Recent advancements in materials science have led to the development of heat exchangers made from advanced alloys, ceramics, and composites. These materials offer superior thermal conductivity, corrosion resistance, and mechanical strength.

Nanofluids

Nanofluids, which are fluids containing nanoparticles, have shown promise in enhancing heat transfer rates. Research is ongoing to understand their behavior and potential applications in heat exchangers.
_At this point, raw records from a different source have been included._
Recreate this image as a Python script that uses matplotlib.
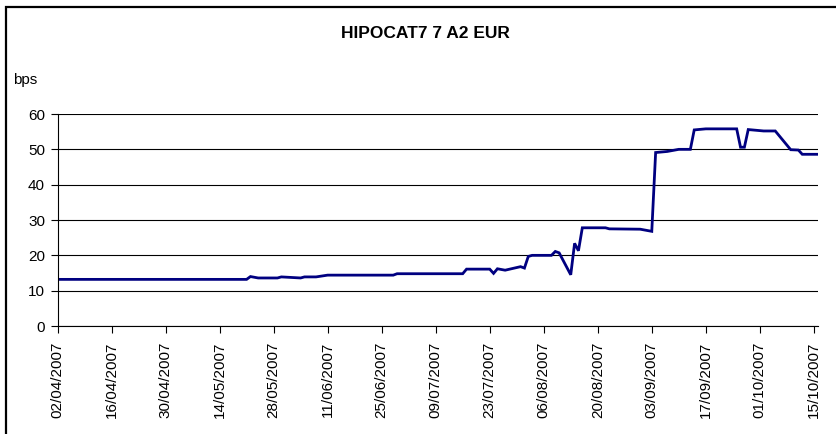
import datetime as dt
import matplotlib
matplotlib.use("Agg")
import matplotlib.pyplot as plt
from matplotlib.patches import Rectangle

plt.rcParams['font.family'] = ['Liberation Sans', 'DejaVu Sans']

# Точки графика (дата, спред в bps)
dates = ["02/04/2007", "21/05/2007", "22/05/2007", "24/05/2007", "29/05/2007",
         "30/05/2007", "04/06/2007", "05/06/2007", "08/06/2007", "11/06/2007",
         "28/06/2007", "29/06/2007", "16/07/2007", "17/07/2007", "23/07/2007",
         "24/07/2007", "25/07/2007", "27/07/2007", "31/07/2007", "01/08/2007",
         "02/08/2007", "03/08/2007", "08/08/2007", "09/08/2007", "10/08/2007",
         "13/08/2007", "14/08/2007", "15/08/2007", "16/08/2007", "22/08/2007",
         "23/08/2007", "31/08/2007", "03/09/2007", "04/09/2007", "07/09/2007",
         "10/09/2007", "13/09/2007", "14/09/2007", "17/09/2007", "25/09/2007",
         "26/09/2007", "27/09/2007", "28/09/2007", "02/10/2007", "05/10/2007",
         "09/10/2007", "11/10/2007", "12/10/2007", "16/10/2007"]
bps = [13.2, 13.2, 14.0, 13.6, 13.6,
       13.9, 13.6, 13.9, 13.9, 14.4,
       14.4, 14.8, 14.8, 16.1, 16.1,
       14.9, 16.2, 15.8, 16.8, 16.4,
       19.7, 20.0, 20.0, 21.1, 20.7,
       14.5, 23.4, 21.3, 27.8, 27.8,
       27.5, 27.4, 26.8, 49.1, 49.4,
       50.0, 50.0, 55.5, 55.8, 55.8,
       50.6, 50.6, 55.6, 55.2, 55.2,
       49.9, 49.8, 48.6, 48.6]

tick_labels = ["02/04/2007", "16/04/2007", "30/04/2007", "14/05/2007", "28/05/2007",
               "11/06/2007", "25/06/2007", "09/07/2007", "23/07/2007", "06/08/2007",
               "20/08/2007", "03/09/2007", "17/09/2007", "01/10/2007", "15/10/2007"]
y_ticks = [0, 10, 20, 30, 40, 50, 60]

x = [dt.datetime.strptime(d, "%d/%m/%Y") for d in dates]
xt = [dt.datetime.strptime(d, "%d/%m/%Y") for d in tick_labels]

fig = plt.figure(figsize=(8.36, 4.34), dpi=100)

# рамка вокруг диаграммы (справа и снизу уходит за край картинки)
fig.patches.append(Rectangle((5.5 / 836, -0.1), 1.2, 0.1 + 1 - 7 / 434,
                             transform=fig.transFigure, fill=False,
                             edgecolor="black", lw=1.6))

ax = fig.add_axes([0.0688, 0.2488, 0.9097, 0.4885])
ax.plot(x, bps, color="#000080", lw=2.0, solid_joinstyle="miter")

ax.set_ylim(0, 60)
ax.set_xlim(x[0], dt.datetime(2007, 10, 16, 2))
ax.set_yticks(y_ticks)
ax.set_xticks(xt)
ax.set_xticklabels(tick_labels, rotation=90, fontsize=11)
ax.tick_params(axis="y", labelsize=11, length=5, direction="out", pad=4)
ax.tick_params(axis="x", length=5, direction="out", pad=6)
ax.yaxis.grid(True, color="black", lw=0.8)
ax.set_axisbelow(True)

for side in ["top", "right"]:
    ax.spines[side].set_visible(False)
ax.spines["left"].set_linewidth(0.8)
ax.spines["bottom"].set_linewidth(0.8)

fig.text(0.509, 0.922, "HIPOCAT7 7 A2 EUR", ha="center", va="center",
         fontsize=12.5, fontweight="bold")
fig.text(0.016, 0.815, "bps", ha="left", va="center", fontsize=11)

fig.savefig("out.png", dpi=100)
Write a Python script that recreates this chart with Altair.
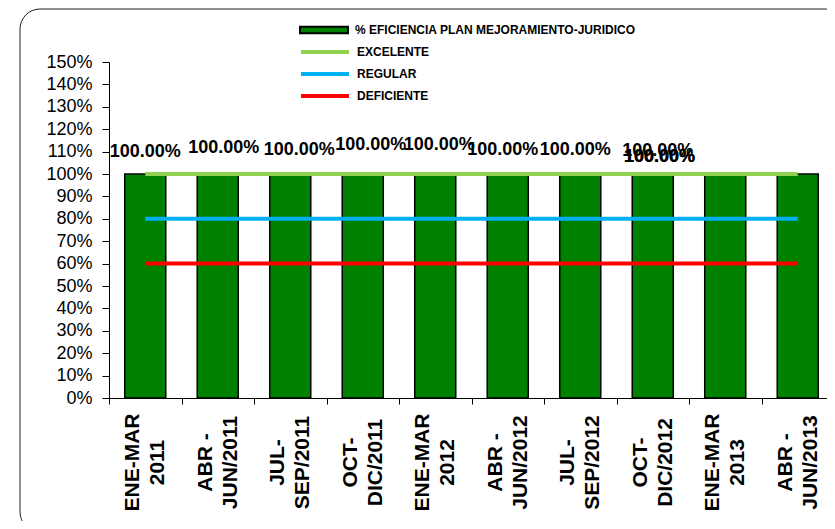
import altair as alt
import pandas as pd

# ---- data ----
periodos = [
    "ENE-MAR\n2011", "ABR -\nJUN/2011", "JUL-\nSEP/2011", "OCT-\nDIC/2011",
    "ENE-MAR\n2012", "ABR -\nJUN/2012", "JUL-\nSEP/2012", "OCT-\nDIC/2012",
    "ENE-MAR\n2013", "ABR -\nJUN/2013",
]
eficiencia = [1.00, 1.00, 1.00, 1.00, 1.00, 1.00, 1.00, 1.00, 1.00, 1.00]
excelente = [1.00, 1.00, 1.00, 1.00, 1.00, 1.00, 1.00, 1.00, 1.00, 1.00]
regular = [0.80, 0.80, 0.80, 0.80, 0.80, 0.80, 0.80, 0.80, 0.80, 0.80]
deficiente = [0.60, 0.60, 0.60, 0.60, 0.60, 0.60, 0.60, 0.60, 0.60, 0.60]

serie_barra = "% EFICIENCIA PLAN MEJORAMIENTO-JURIDICO"
series_lineas = ["EXCELENTE", "REGULAR", "DEFICIENTE"]
colores_lineas = ["#92D050", "#00B0F0", "#FF0000"]

# label placement (pixel nudges, as in the original Excel layout)
label_dx = [0, 6, 9, 8, 4, -5, -5, 5, -66, -138]
label_dy = [-22, -26, -24, -29, -29, -24, -24, -23, -17, -17]

y_ticks = [0.0, 0.1, 0.2, 0.3, 0.4, 0.5, 0.6, 0.7, 0.8, 0.9, 1.0,
           1.1, 1.2, 1.3, 1.4, 1.5]

FONT = "Liberation Sans"

bars_df = pd.DataFrame({
    "periodo": periodos,
    "valor": eficiencia,
    "serie": [serie_barra] * len(periodos),
    "idx": list(range(len(periodos))),
})
rows = []
for name, vals in zip(series_lineas, [excelente, regular, deficiente]):
    for p, v in zip(periodos, vals):
        rows.append({"periodo": p, "valor": v, "serie": name})
lines_df = pd.DataFrame(rows)

x_axis = alt.Axis(
    labelExpr="split(datum.label, '\\n')",
    labelAngle=270, labelAlign="center", labelBaseline="middle",
    labelPadding=58, labelOffset=-12.5,
    labelFont=FONT, labelFontSize=21, labelFontWeight="bold",
    labelColor="black", labelLineHeight=25, labelLimit=0, labelOverlap=False,
    tickBand="extent", tickColor="black", tickSize=6, tickWidth=1,
    domainColor="black", domainWidth=1, grid=False, title=None,
)
y_axis = alt.Axis(
    format=".0%", values=y_ticks, labelFont=FONT, labelFontSize=18,
    labelColor="black", tickColor="black", tickSize=7, tickWidth=1,
    labelPadding=10, labelOverlap=False, labelFlush=False,
    domainColor="black", domainWidth=1, grid=False, title=None,
)
x_scale = alt.Scale(paddingInner=0, paddingOuter=0, range=[0, 725])
y_scale = alt.Scale(domain=[0, 1.5], nice=False, zero=True)


def xenc():
    return alt.X("periodo:N", sort=periodos, title=None, scale=x_scale, axis=x_axis)


def yenc():
    return alt.Y("valor:Q", title=None, scale=y_scale, axis=y_axis)


border = alt.Chart(pd.DataFrame({"k": [0]})).mark_rect(
    fill="transparent", stroke="#222222", strokeWidth=1, cornerRadius=20
).encode(
    x=alt.value(-89), x2=alt.value(736), y=alt.value(-53), y2=alt.value(470)
)

bars = alt.Chart(bars_df).mark_bar(
    width=alt.RelativeBandSize(0.566), stroke="black", strokeWidth=1.5
).encode(
    x=xenc(), y=yenc(),
    fill=alt.Fill(
        "serie:N",
        scale=alt.Scale(domain=[serie_barra], range=["#008000"]),
        legend=alt.Legend(
            title=None, orient="none", legendX=208, legendY=-39, padding=0,
            symbolType="M-4,-0.55H4V0.55H-4Z", symbolSize=144,
            symbolStrokeColor="black", symbolStrokeWidth=2,
            labelFont=FONT, labelFontSize=12, labelFontWeight="bold",
            labelColor="black", labelOffset=24, labelLimit=0,
        ),
    ),
)

lines = alt.Chart(lines_df).mark_line(strokeWidth=4).encode(
    x=xenc(), y=yenc(),
    color=alt.Color(
        "serie:N", sort=series_lineas,
        scale=alt.Scale(domain=series_lineas, range=colores_lineas),
        legend=alt.Legend(
            title=None, orient="none", legendX=208, legendY=-18, padding=0,
            symbolType="M-4,0H4", symbolSize=144, symbolStrokeWidth=4,
            rowPadding=6,
            labelFont=FONT, labelFontSize=12, labelFontWeight="bold",
            labelColor="black", labelOffset=24, labelLimit=0,
        ),
    ),
)

labels = []
for i in range(len(periodos)):
    labels.append(
        alt.Chart(bars_df).transform_filter(alt.datum.idx == i).mark_text(
            dx=label_dx[i], dy=label_dy[i], font=FONT, fontSize=18,
            fontWeight="bold", color="black", align="center", baseline="middle",
        ).encode(x=xenc(), y=yenc(), text=alt.Text("valor:Q", format=".2%"))
    )

chart = alt.layer(border, bars, lines, *labels).properties(
    width=718, height=336,
    autosize=alt.AutoSizeParams(type="none"),
    padding={"left": 101, "top": 54, "right": 0, "bottom": 123},
).configure(font=FONT).configure_view(strokeWidth=0)

chart.save("out.html", embed_options={"renderer": "svg", "actions": False})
Challenges and Considerations

Despite their widespread use, heat exchangers face several challenges and limitations:

Fouling

Fouling, the accumulation of unwanted materials on heat transfer surfaces, can significantly reduce efficiency. Regular maintenance and the use of anti-fouling coatings are essential to mitigate this issue.

Corrosion

Corrosion can degrade heat exchanger materials, leading to leaks and failures. The selection of corrosion-resistant materials and proper maintenance are crucial for longevity.

Pressure Drop

Excessive pressure drop can reduce the efficiency of fluid flow through the heat exchanger. Optimizing the design to balance heat transfer and pressure drop is a key consideration.

Cost

The initial cost of heat exchangers can be high, especially for advanced designs and materials. However, the long-term benefits in terms of energy savings and efficiency often justify the investment.

Conclusion

Heat exchangers are indispensable in the field of heat transfer in engineering, playing a vital role in various industries, from power generation and chemical processing to HVAC systems and automotive engineering. Understanding the types, design principles, and applications of heat exchangers is essential for optimizing their performance and addressing the challenges associated with their use. As technology advances, innovations such as compact heat exchangers, advanced materials, and nanofluids promise to further enhance the efficiency and effectiveness of these critical devices. Continued research and development in this field will undoubtedly lead to even more efficient and sustainable solutions, underscoring the importance of heat exchangers in modern engineering.